Historical Case Studies
2010: China Telecom (AS23724) — 15-minute hijack
China Telecom briefly announced approximately 50,000 prefixes (including US government and military) through a misconfiguration. Traffic from parts of the world was briefly rerouted through China. Root cause: incorrect route redistribution in a network policy change.
2012: Indosat (AS4761) — Indonesian ISP leaks routes
Indosat accidentally announced 3,000 prefixes belonging to Google, Level 3, and others. Traffic destined for these networks in parts of Asia was rerouted through Indonesia. Duration: ~10 minutes.
2019: MainOne (AS37282) — Cloudflare, Facebook, Amazon traffic rerouted through China
A small West African ISP leaked routes to Cloudflare, Facebook, and Amazon. The routes propagated through China Telecom to the global internet. Duration: ~2 hours. Impact: significant degradation of access to these services.
Lessons learned:
- Route filters (prefix lists, AS-path filters) prevent most leaks.
- RPKI ROV prevents many leaks automatically when widely deployed.
- BGP communities can signal routing policy and help neighbors apply appropriate filters.
- Monitoring with BGPmon, RIPE Stat alerts, or Cloudflare Radar provides early warning.
Prevention Strategies
Operational controls:
# Cisco IOS: Apply inbound prefix list to customer sessions
router bgp 65001
neighbor 192.0.2.1 prefix-list CUSTOMER-IN in
neighbor 192.0.2.1 prefix-list CUSTOMER-OUT out
# Limit number of prefixes a customer can advertise (prevents table pollution)
neighbor 192.0.2.1 maximum-prefix 100 80 warning-only
# Apply the GSHUT community before maintenance (graceful shutdown)
neighbor 192.0.2.1 send-community
Technical prevention:
- Prefix lists — Only accept prefixes the customer is authorized to announce (IRR-registered prefixes).
- AS-path filtering — Accept only paths that start with the customer's ASN.
- RPKI ROV — Reject RPKI-invalid routes.
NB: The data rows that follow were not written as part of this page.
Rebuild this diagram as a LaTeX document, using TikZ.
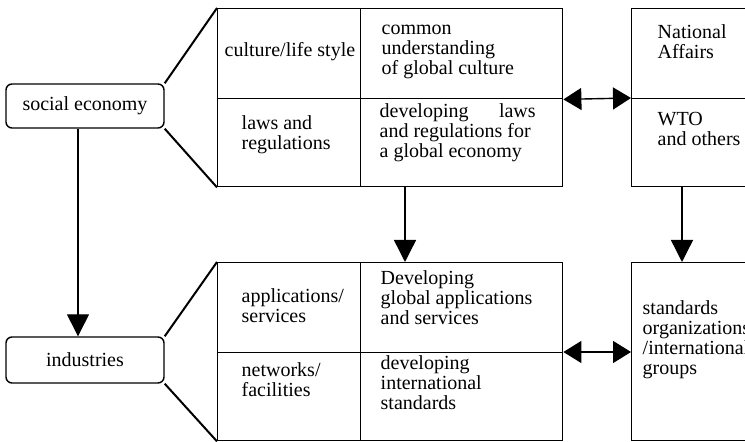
\documentclass[tikz,border=0pt]{standalone}
\usepackage{fontspec}
\setmainfont{Liberation Serif}
\usetikzlibrary{arrows.meta}

\begin{document}
\begin{tikzpicture}[x=0.5pt, y=-0.5pt, line width=0.7pt,
  cell/.style={draw,rectangle,anchor=north west,inner sep=0pt},
  side node/.style={draw,rectangle,rounded corners=3pt,minimum width=79pt,inner sep=0pt},
  txt/.style={anchor=north west,inner sep=0pt,align=left},
  arr/.style={-{Triangle[width=11pt,length=11pt]}},
  dbl/.style={{Triangle[width=11pt,length=9pt]}-{Triangle[width=11pt,length=9pt]}}]
\useasboundingbox (0,0) rectangle (745,442);
\begin{scope}[every node/.style={font=\fontsize{10}{10}\selectfont}]
% left boxes
\node[side node,minimum height=22pt] (soc) at (85,106) {social economy\hspace{7pt}};
\node[side node,minimum height=23pt] (ind) at (85,360) {industries};
% upper table
\node[cell,minimum width=71.5pt,minimum height=45pt] (cul) at (217,8) {};
\node[cell,minimum width=71.5pt,minimum height=44pt] (law) at (217,98) {};
\node[cell,minimum width=101pt,minimum height=45pt] (com) at (360,8) {};
\node[cell,minimum width=101pt,minimum height=44pt] (dev) at (360,98) {};
\node[cell,minimum width=70pt,minimum height=45pt] (nat) at (631,8) {};
\node[cell,minimum width=70pt,minimum height=44pt] (wto) at (631,98) {};
% lower table
\node[cell,minimum width=71.5pt,minimum height=45pt] (app) at (217,262) {};
\node[cell,minimum width=71.5pt,minimum height=44pt] (net) at (217,352) {};
\node[cell,minimum width=101pt,minimum height=45pt] (dga) at (360,262) {};
\node[cell,minimum width=101pt,minimum height=44pt] (dis) at (360,352) {};
\node[cell,minimum width=70pt,minimum height=89pt] (std) at (631,262) {};
% texts
\node[txt] (cul-t) at (224,42) {culture/life style};
\node[txt] (law-t) at (241,115) {laws and\\regulations};
\node[txt] (com-t) at (381,24) {common\\understanding\\of global culture};
\node[txt] (dev-t) at (379,103) {\hbox to 78pt{developing\hfill laws}\\and regulations for\\a global economy};
\node[txt] (nat-t) at (657,24) {National\\Affairs};
\node[txt] (wto-t) at (657,112) {WTO\\and others};
\node[txt] (app-t) at (241,288) {applications/\\services};
\node[txt] (net-t) at (241,362) {networks/\\facilities};
\node[txt] (dga-t) at (380,270) {Developing\\global applications\\and services};
\node[txt] (dis-t) at (380,355) {developing\\international\\standards};
\node[txt] (std-t) at (642,300) {standards\\organizations\\/international\\groups};
\end{scope}
\begin{scope}
\draw[line width=1pt] (soc.north east) -- (cul.north west);
\draw[line width=1pt] (soc.south east) -- (law.south west);
\draw[line width=1pt] (ind.north east) -- (app.north west);
\draw[line width=1pt] (ind.south east) -- (net.south west);
\draw[arr] ([xshift=-3.5pt]soc.south) -- ([xshift=-3.5pt]ind.north);
\draw[arr] ([xshift=22.5pt]dev.south west) -- ([xshift=22.5pt]dga.north west);
\draw[arr] ([xshift=25.5pt]wto.south west) -- ([xshift=25.5pt]std.north west);
\draw[dbl] (com.south east) -- (wto.north west);
\draw[dbl] (dis.north east) -- (dis.north east -| std.west);
\end{scope}
\end{tikzpicture}
\end{document}
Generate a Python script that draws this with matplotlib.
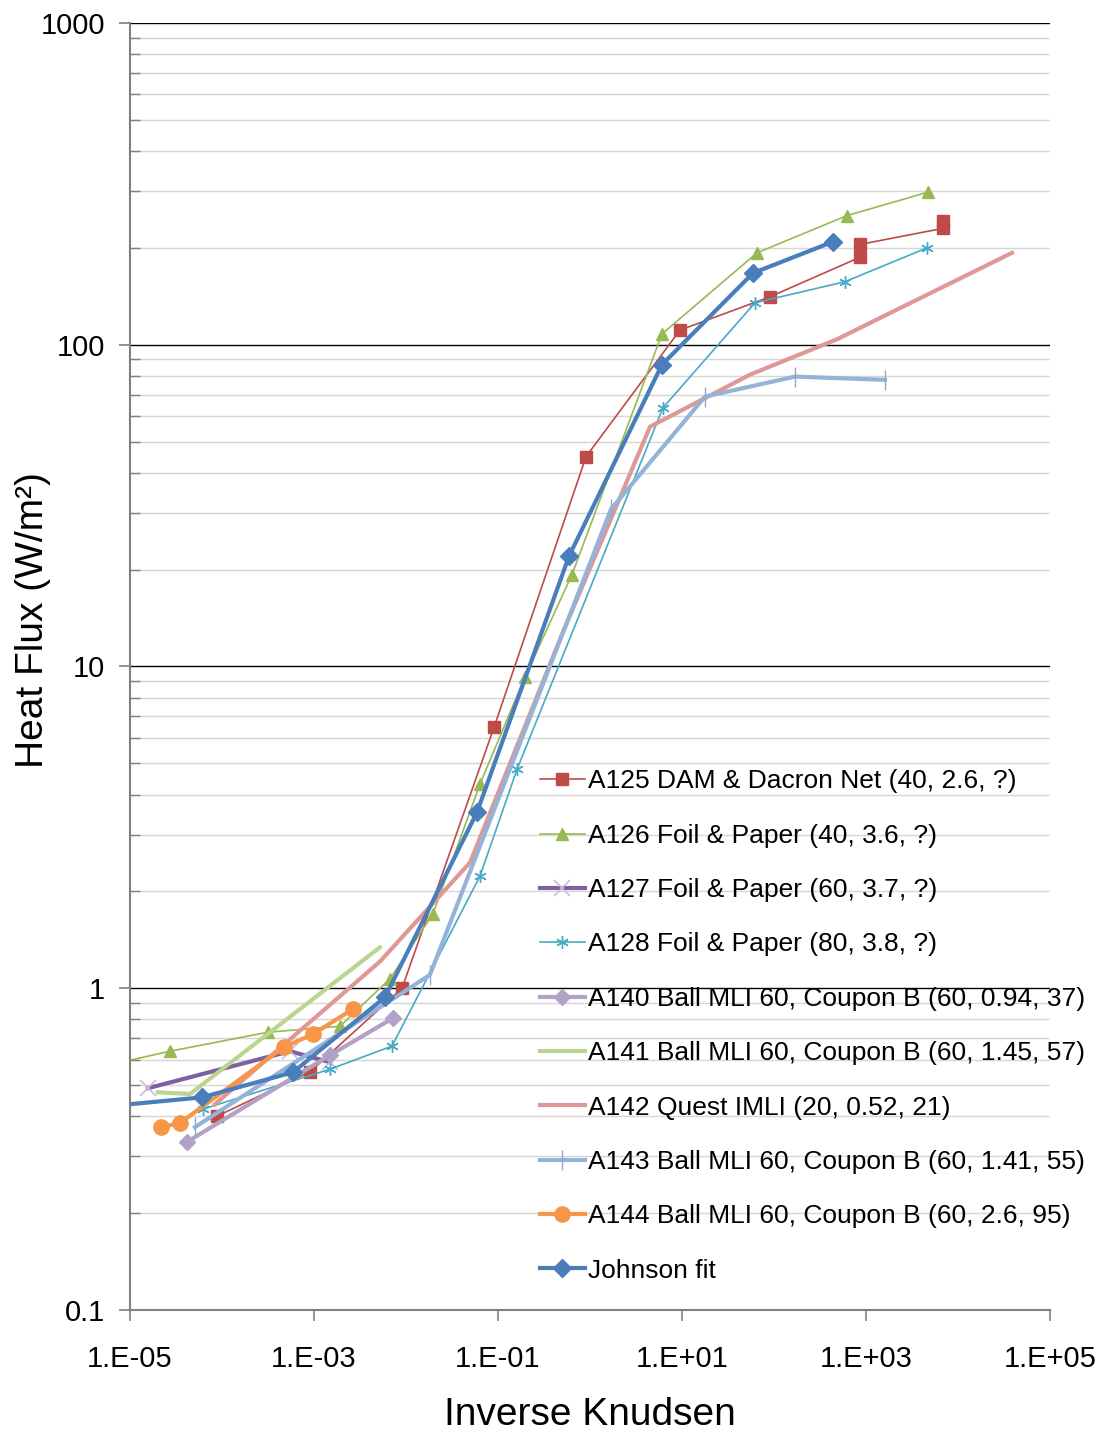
import matplotlib

matplotlib.use("Agg")
import matplotlib.pyplot as plt
import numpy as np
from matplotlib.ticker import FixedLocator, FuncFormatter, NullFormatter

# inverse Knudsen number vs. heat flux (W/m2), one pair of lists per test
a125_x = [8.8e-5, 9.1e-4, 9.06e-3, 0.0906, 0.906, 9.5, 90.6, 861, 861, 6870, 6870]
a125_y = [0.40, 0.55, 1.0, 6.47, 44.9, 111, 141, 187, 205, 230, 243]

a126_x = [3.67e-6, 2.72e-5, 3.16e-4, 1.92e-3, 6.7e-3, 0.0196, 0.0637, 0.196, 0.637, 6.06, 65.3, 621, 4720]
a126_y = [0.56, 0.637, 0.73, 0.762, 1.07, 1.70, 4.31, 9.25, 19.3, 108, 193, 252, 298]

a127_x = [1.57e-5, 5.48e-4, 1.49e-3]
a127_y = [0.489, 0.637, 0.589]

a128_x = [6.2e-5, 1.49e-3, 7.05e-3, 0.0637, 0.161, 6.21, 62.1, 591, 4600]
a128_y = [0.421, 0.560, 0.661, 2.23, 4.79, 63.7, 135, 157, 200]

a140_x = [4.17e-5, 1.49e-3, 7.2e-3]
a140_y = [0.333, 0.619, 0.807]

a141_x = [2.01e-5, 4.49e-5, 5.21e-3]
a141_y = [0.475, 0.469, 1.34]

a142_x = [8.4e-5, 5.21e-3, 0.0497, 0.509, 4.49, 54.8, 484, 38600]
a142_y = [0.436, 1.21, 2.46, 12.8, 55.6, 80.7, 104, 193]

a143_x = [5.09e-5, 0.0182, 1.69, 17.8, 169, 1610]
a143_y = [0.370, 1.10, 30.8, 69, 79.6, 77.8]

a144_x = [2.17e-5, 3.49e-5, 4.72e-4, 9.75e-4, 2.65e-3]
a144_y = [0.370, 0.381, 0.656, 0.720, 0.861]

johnson_x = [6.06e-6, 6.06e-5, 5.91e-4, 5.91e-3, 0.0591, 0.591, 6.06, 59.1, 438]
johnson_y = [0.43, 0.458, 0.548, 0.937, 3.52, 22.0, 86.7, 167, 209]

series = [
    ("A125 DAM & Dacron Net (40, 2.6, ?)", a125_x, a125_y,
     dict(color="#BE4B48", lw=1.2, marker="s", ms=8.5)),
    ("A126 Foil & Paper (40, 3.6, ?)", a126_x, a126_y,
     dict(color="#98B954", lw=1.2, marker="^", ms=8.5)),
    ("A127 Foil & Paper (60, 3.7, ?)", a127_x, a127_y,
     dict(color="#7D60A0", lw=3.0, marker="x", ms=11, mec="#C8BEDA", mew=1.2)),
    ("A128 Foil & Paper (80, 3.8, ?)", a128_x, a128_y,
     dict(color="#46AAC5", lw=1.2, marker=(6, 2, 0), ms=9, mew=1.0)),
    ("A140 Ball MLI 60, Coupon B (60, 0.94, 37)", a140_x, a140_y,
     dict(color="#B3A2C7", lw=3.0, marker="D", ms=8.5)),
    ("A141 Ball MLI 60, Coupon B (60, 1.45, 57)", a141_x, a141_y,
     dict(color="#BAD590", lw=3.0)),
    ("A142 Quest IMLI (20, 0.52, 21)", a142_x, a142_y,
     dict(color="#DE9896", lw=3.0)),
    ("A143 Ball MLI 60, Coupon B (60, 1.41, 55)", a143_x, a143_y,
     dict(color="#95B3D7", lw=3.0, marker="|", ms=14, mew=1.0, mec="#8FA8CF")),
    ("A144 Ball MLI 60, Coupon B (60, 2.6, 95)", a144_x, a144_y,
     dict(color="#F79646", lw=3.0, marker="o", ms=11)),
    ("Johnson fit", johnson_x, johnson_y,
     dict(color="#4A7EBB", lw=3.0, marker="D", ms=9)),
]

plt.rcParams.update(
    {
        "font.family": ["Liberation Sans", "DejaVu Sans"],
        "font.size": 20,
    }
)

fig = plt.figure(figsize=(11.07, 14.37), dpi=100)
ax = fig.add_axes([0.1174, 0.0884, 0.8311, 0.8956])
ax.set_xscale("log")
ax.set_yscale("log")
ax.set_xlim(1e-5, 1e5)
ax.set_ylim(0.1, 1000)

for label, xs, ys, style in series:
    ax.plot(xs, ys, label=label, **style)

# decade lines in black, the 2..9 subdivisions in light grey
ax.yaxis.set_major_locator(FixedLocator([0.1, 1, 10, 100, 1000]))
minor = [m * 10.0 ** e for e in range(-1, 3) for m in range(2, 10)]
ax.yaxis.set_minor_locator(FixedLocator(minor))
ax.yaxis.set_minor_formatter(NullFormatter())
ax.yaxis.set_major_formatter(FuncFormatter(lambda v, _: f"{v:g}"))
ax.grid(axis="y", which="major", color="#000000", lw=1.0)
ax.grid(axis="y", which="minor", color="#D6D6D6", lw=1.0)
ax.set_axisbelow(True)

ax.xaxis.set_major_locator(FixedLocator([10.0 ** e for e in range(-5, 6, 2)]))
ax.xaxis.set_minor_locator(FixedLocator([]))
ax.xaxis.set_major_formatter(
    FuncFormatter(lambda v, _: f"1.E{int(round(np.log10(v))):+03d}")
)

for side in ("top", "right"):
    ax.spines[side].set_visible(False)
for side in ("left", "bottom"):
    ax.spines[side].set_color("#808080")
    ax.spines[side].set_linewidth(1.5)
ax.tick_params(which="major", length=8, width=1.2, color="#808080", labelsize=21)
ax.tick_params(axis="x", which="major", pad=17)
ax.tick_params(axis="y", which="major", pad=10)
ax.tick_params(axis="y", which="minor", direction="in", length=7, width=1.0, color="#808080")

fig.text(0.533, 0.0153, "Inverse Knudsen", fontsize=28, ha="center", va="center")
fig.text(0.030, 0.5685, "Heat Flux (W/m²)", fontsize=28, rotation=90,
         ha="center", va="center")

ax.legend(
    loc="upper left",
    bbox_to_anchor=(0.4457, 0.420),
    frameon=False,
    fontsize=19,
    borderpad=0,
    borderaxespad=0,
    labelspacing=1.15,
    handlelength=1.7,
    handletextpad=0.1,
)

fig.savefig("out.png", dpi=100)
Major providers including AT&T, Verizon, and Comcast now implement this.
- IRR registration — Register your routes in an Internet Routing Registry (RIPE, ARIN, RADB) so others can build filters.
- BGP Monitoring — Subscribe to BGPmon or set up Routinator with alerting to detect anomalous announcements of your prefixes.
- MANRS participation — Mutually Agreed Norms for Routing Security (manrs.org) is an industry initiative with concrete technical requirements.